Jeremy Nelson’s diverting puzzles and dynamic motion
“Mean Piece”—a world premiere by Jeremy Nelson—drew ringing cheers from its audience at Dance Theater Workshop, a reaction that celebrated the hardy, fun-to-watch ensemble while also acknowledging the work’s inventiveness. Clocking in at just about 35 minutes, “Mean Piece”—like the program’s shorter opener, “Accent Elimination” (2004)—seemed to breeze by in no time at all. Nelson, whose intricately plotted dances are informed by contact improvisation, makes one believe in movement’s infinite possibilities.
“Accent Elimination”—a diverting puzzle—demonstrates the patented Nelson wit. The five dancers move like jointed dolls or cartoon characters. Their arms rotate in their sockets like helicopter blades. Hands function as hooks or stoppers as each dancer encounters other, jet-propelled bodies. One dancer’s torso acts as an efficient fulcrum for another dancer’s smooth moves. Feet take a back seat as knees, elbows, ankles—even a bellybutton here and there—aggressively drive the action. Nelson plays easily with DTW’s space, creating nearly nonstop motion and clever rearrangements of the five dancers as subtle, unpredictable shifts work their way through David Watson’s score and David Tirosh’s lighting. The set by Nelson and Luis Lara Malvacías features a giant scarlet red quill and series of typographic symbols printed across the backdrop—jaunty hieroglyphics for a new age.

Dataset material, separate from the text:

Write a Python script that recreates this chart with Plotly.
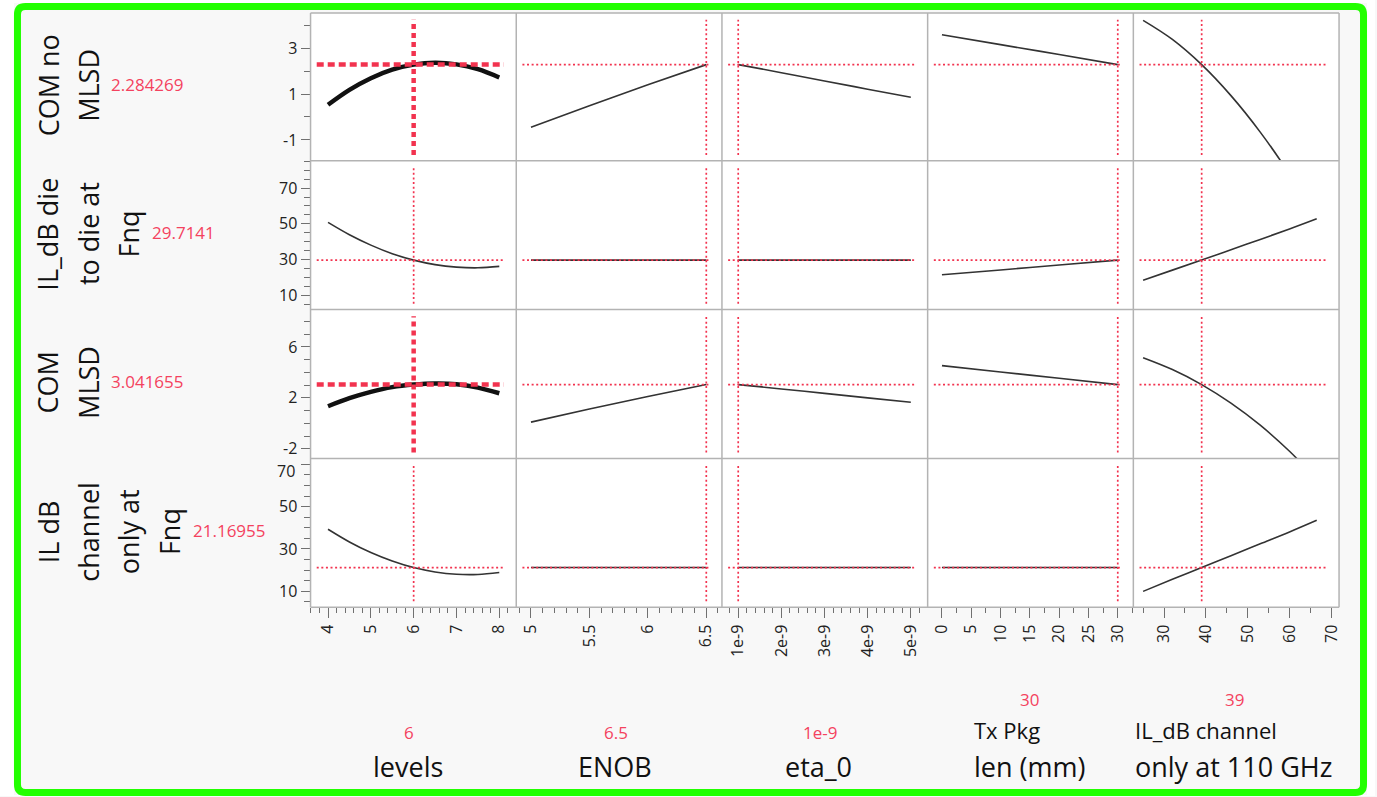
import plotly.graph_objects as go

W, H = 1377, 797

# ---------------- data ----------------
factor_labels = ["levels", "ENOB", "eta_0", "Tx Pkg|len (mm)", "IL_dB channel|only at 110 GHz"]
factor_current = [6, 6.5, 1e-9, 30, 39]
factor_current_text = ["6", "6.5", "1e-9", "30", "39"]

response_labels = [["COM no", "MLSD"], ["IL_dB die", "to die at", "Fnq"],
                   ["COM", "MLSD"], ["IL dB", "channel", "only at", "Fnq"]]
response_current = [2.284269, 29.7141, 3.041655, 21.16955]
response_current_text = ["2.284269", "29.7141", "3.041655", "21.16955"]

levels_x = [4, 4.5, 5, 5.5, 6, 6.5, 7, 7.5, 8]
enob_x = [5.0, 5.5, 6.0, 6.5]
eta_x = [1e-9, 2e-9, 3e-9, 4e-9, 5e-9]
txpkg_x = [0, 10, 20, 30]
ilch_x = [25, 32, 39, 46, 53, 60, 66.5]
factor_x = [levels_x, enob_x, eta_x, txpkg_x, ilch_x]

com_no_mlsd = [
    [0.53, 1.18, 1.69, 2.06, 2.28, 2.36, 2.29, 2.08, 1.72],
    [-0.45, 0.49, 1.40, 2.28],
    [2.28, 1.93, 1.57, 1.21, 0.86],
    [3.58, 3.15, 2.72, 2.28],
    [4.21, 3.38, 2.28, 0.93, -0.66, -2.50, -4.50],
]
il_die_to_die = [
    [50.8, 43.9, 38.1, 33.3, 29.71, 27.2, 25.8, 25.4, 26.2],
    [29.71, 29.71, 29.71, 29.71],
    [29.71, 29.71, 29.71, 29.71, 29.71],
    [21.5, 24.2, 27.0, 29.71],
    [18.5, 24.1, 29.71, 35.5, 41.3, 47.1, 52.8],
]
com_mlsd = [
    [1.34, 1.97, 2.47, 2.84, 3.04, 3.13, 3.07, 2.80, 2.36],
    [0.09, 1.12, 2.10, 3.04],
    [3.04, 2.70, 2.35, 2.00, 1.65],
    [4.53, 4.03, 3.54, 3.04],
    [5.15, 4.22, 3.04, 1.58, -0.15, -2.20, -4.40],
]
il_channel = [
    [39.3, 33.3, 28.3, 24.3, 21.17, 19.1, 18.0, 17.9, 18.8],
    [21.17, 21.17, 21.17, 21.17],
    [21.17, 21.17, 21.17, 21.17, 21.17],
    [21.17, 21.17, 21.17, 21.17],
    [9.9, 15.6, 21.17, 26.8, 32.4, 38.0, 43.5],
]
responses = [com_no_mlsd, il_die_to_die, com_mlsd, il_channel]

# axis settings
col_px = [311, 517, 723, 929, 1135, 1341]
row_px = [13, 161, 310, 459, 608]
x_ranges = [[3.592, 8.396], [4.874, 6.634], [0.623e-9, 5.39e-9], [-2.44, 32.66], [22.67, 71.84]]
x_tickvals = [[4, 5, 6, 7, 8], [5, 5.5, 6, 6.5], [1e-9, 2e-9, 3e-9, 4e-9, 5e-9],
              [0, 5, 10, 15, 20, 25, 30], [30, 40, 50, 60, 70]]
x_ticktext = [["4", "5", "6", "7", "8"], ["5", "5.5", "6", "6.5"],
              ["1e-9", "2e-9", "3e-9", "4e-9", "5e-9"],
              ["0", "5", "10", "15", "20", "25", "30"], ["30", "40", "50", "60", "70"]]
x_minor = [0.2, 0.1, 0.2e-9, 2.5, 5]
y_ranges = [[-1.91, 4.53], [2.0, 85.3], [-2.76, 8.93], [2.4, 72.8]]
y_tickvals = [[-1, 1, 3], [10, 30, 50, 70], [-2, 2, 6], [10, 30, 50, 70]]
y_ticktext = [["-1", "1", "3"], ["10", "30", "50", "70"], ["-2", "2", "6"], ["10", "30", "50", ""]]
y_minor = [1, 5, 1, 5]

FONT = "Open Sans, Noto Sans, DejaVu Sans, sans-serif"
RED = "#f2334f"
RED_TXT = "#f4425e"
BORDER = "#b3b3b3"
TICKC = "#707070"

fig = go.Figure()
layout = dict(width=W, height=H, margin=dict(l=0, r=0, t=0, b=0),
              paper_bgcolor="#f8f8f8", plot_bgcolor="white", showlegend=False,
              font=dict(family=FONT, color="#111"))
shapes = []
annotations = []

for r in range(4):
    for c in range(5):
        n = r * 5 + c + 1
        sfx = "" if n == 1 else str(n)
        xa = dict(domain=[col_px[c] / W, col_px[c + 1] / W], range=x_ranges[c],
                  anchor="y" + sfx, showline=False, showgrid=False, zeroline=False,
                  fixedrange=True)
        if r == 3:
            xa.update(ticks="outside", ticklen=10, tickwidth=1, tickcolor=TICKC,
                      tickmode="array", tickvals=x_tickvals[c], ticktext=x_ticktext[c],
                      tickangle=-90, tickfont=dict(size=16, color="#222"),
                      minor=dict(ticks="outside", ticklen=5, tickcolor=TICKC,
                                 tickmode="linear", tick0=0, dtick=x_minor[c]))
        else:
            xa.update(ticks="", showticklabels=False)
        ya = dict(domain=[1 - row_px[r + 1] / H, 1 - row_px[r] / H], range=y_ranges[r],
                  anchor="x" + sfx, showline=False, showgrid=False, zeroline=False,
                  fixedrange=True)
        if c == 0:
            ya.update(ticks="outside", ticklen=9, tickwidth=1, tickcolor=TICKC,
                      tickmode="array", tickvals=y_tickvals[r], ticktext=y_ticktext[r],
                      tickfont=dict(size=16, color="#222"),
                      minor=dict(ticks="outside", ticklen=6, tickcolor=TICKC,
                                 tickmode="linear", tick0=0, dtick=y_minor[r]))
        else:
            ya.update(ticks="", showticklabels=False)
        layout["xaxis" + sfx] = xa
        layout["yaxis" + sfx] = ya

        thick = (c == 0 and r in (0, 2))
        fig.add_trace(go.Scatter(
            x=factor_x[c], y=responses[r][c], mode="lines",
            line=dict(color="#111" if thick else "#333", width=4.5 if thick else 1.6,
                      shape="spline", smoothing=1.0),
            xaxis="x" + sfx, yaxis="y" + sfx, hoverinfo="skip"))

        lw = 4.5 if thick else 1.7
        dash_h = "7px,4px" if thick else "2px,2.6px"
        dash_v = "5px,4px" if thick else "2px,2.6px"
        shapes.append(dict(type="line", xref="x" + sfx + " domain", yref="y" + sfx,
                           x0=0.03, x1=0.94, y0=response_current[r], y1=response_current[r],
                           line=dict(color=RED, width=lw, dash=dash_h)))
        shapes.append(dict(type="line", xref="x" + sfx, yref="y" + sfx + " domain",
                           x0=factor_current[c], x1=factor_current[c], y0=0.04, y1=0.955,
                           line=dict(color=RED, width=lw, dash=dash_v)))

# cell borders
for xp in col_px:
    shapes.append(dict(type="line", xref="paper", yref="paper", x0=xp / W, x1=xp / W,
                       y0=1 - row_px[-1] / H, y1=1 - row_px[0] / H,
                       line=dict(color=BORDER, width=1.5)))
for yp in row_px:
    shapes.append(dict(type="line", xref="paper", yref="paper", x0=col_px[0] / W,
                       x1=col_px[-1] / W, y0=1 - yp / H, y1=1 - yp / H,
                       line=dict(color=BORDER, width=1.5)))

# the top "70" label of the last row sits a little below its tick, as in the original
annotations.append(dict(text="70", xref="paper", yref="paper", x=297 / W, y=1 - 471.5 / H,
                        xanchor="right", yanchor="middle", showarrow=False,
                        font=dict(size=16, color="#222", family=FONT)))

# response titles (rotated) and current values
line_x = [48, 88.5, 129, 170]
for r in range(4):
    yc = (row_px[r] + row_px[r + 1]) / 2 - 1.5
    lines = response_labels[r]
    for i, t in enumerate(lines):
        annotations.append(dict(text=t, xref="paper", yref="paper",
                                x=line_x[i] / W, y=1 - yc / H, xanchor="center",
                                yanchor="middle", textangle=-90, showarrow=False,
                                font=dict(size=27, color="#111", family=FONT)))
    vx = line_x[len(lines) - 1] + 21
    annotations.append(dict(text=response_current_text[r], xref="paper", yref="paper",
                            x=vx / W, y=1 - (yc - 1) / H, xanchor="left", yanchor="middle",
                            showarrow=False, font=dict(size=17, color=RED_TXT, family=FONT)))

# factor titles and current values
for c in range(5):
    label = factor_labels[c]
    if "|" in label:
        l1, l2 = label.split("|")
        left = [973, 1135][c - 3]
        right = [1088, 1338][c - 3]
        annotations.append(dict(text=l1, xref="paper", yref="paper", x=left / W,
                                y=1 - 731 / H, xanchor="left", yanchor="middle",
                                showarrow=False, font=dict(size=22, color="#111", family=FONT)))
        annotations.append(dict(text=l2, xref="paper", yref="paper", x=left / W,
                                y=1 - 767 / H, xanchor="left", yanchor="middle",
                                showarrow=False, font=dict(size=27, color="#111", family=FONT)))
        annotations.append(dict(text=factor_current_text[c], xref="paper", yref="paper",
                                x=(left + right) / 2 / W, y=1 - 700 / H, xanchor="center",
                                yanchor="middle", showarrow=False,
                                font=dict(size=17, color=RED_TXT, family=FONT)))
    else:
        cx = [409, 616, 820][c]
        annotations.append(dict(text=label, xref="paper", yref="paper", x=cx / W,
                                y=1 - 767 / H, xanchor="center", yanchor="middle",
                                showarrow=False, font=dict(size=27, color="#111", family=FONT)))
        annotations.append(dict(text=factor_current_text[c], xref="paper", yref="paper",
                                x=(cx + 1) / W, y=1 - 733 / H, xanchor="center",
                                yanchor="middle", showarrow=False,
                                font=dict(size=17, color=RED_TXT, family=FONT)))

# white outside area and green frame
for (x0, y0, x1, y1) in [(0, 0, 14, H), (0, 0, W, 3), (1369, 0, W, H), (0, 796, W, H)]:
    shapes.append(dict(type="rect", xref="paper", yref="paper", x0=x0 / W, x1=x1 / W,
                       y0=1 - y1 / H, y1=1 - y0 / H, fillcolor="white",
                       line=dict(width=0), layer="below"))


def px(x, y):
    return f"{x / W:.6f},{1 - y / H:.6f}"


fx0, fy0, fx1, fy1, rr = 17.5, 6.5, 1365.5, 793.5, 8
path = (f"M{px(fx0 + rr, fy0)} L{px(fx1 - rr, fy0)} Q{px(fx1, fy0)} {px(fx1, fy0 + rr)} "
        f"L{px(fx1, fy1 - rr)} Q{px(fx1, fy1)} {px(fx1 - rr, fy1)} "
        f"L{px(fx0 + rr, fy1)} Q{px(fx0, fy1)} {px(fx0, fy1 - rr)} "
        f"L{px(fx0, fy0 + rr)} Q{px(fx0, fy0)} {px(fx0 + rr, fy0)} Z")
shapes.append(dict(type="path", xref="paper", yref="paper", path=path,
                   line=dict(color="#22ff00", width=7)))

layout["shapes"] = shapes
layout["annotations"] = annotations
fig.update_layout(**layout)
fig.write_html("out.html")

“Mean Piece,” set to the hypnotic machinery of Pavel Zuštiak’s music, opens with dancers running a curved path, backpedaling, stomping lightly, and then darting around one another as if on a basketball court. They jump and tumble, splash and spill across the floor. They tussle with one another, chase and stare each other down in a way that’s quietly amusing rather than threatening. A threesome of dancers locks arms, causing upheaval when one or another wants to escape the pack. Perhaps only a martial artist would, like Nelson, think of slapping a rival down with a foot instead of a hand.
I love the sweeping, dynamic motion of this piece, and its warm, lightly dramatic undercurrent of humor. I miss seeing Nelson dance in his works but greatly enjoy the facility of his strong, durable team—“Accent Elimination’s” Meredith McCanse, Omagbitse Omagbemi, Gretchen Pallo, Rebecca Serrell, Francis A. Stansky, and Lawrence Casella—who joins them for “Mean Piece.”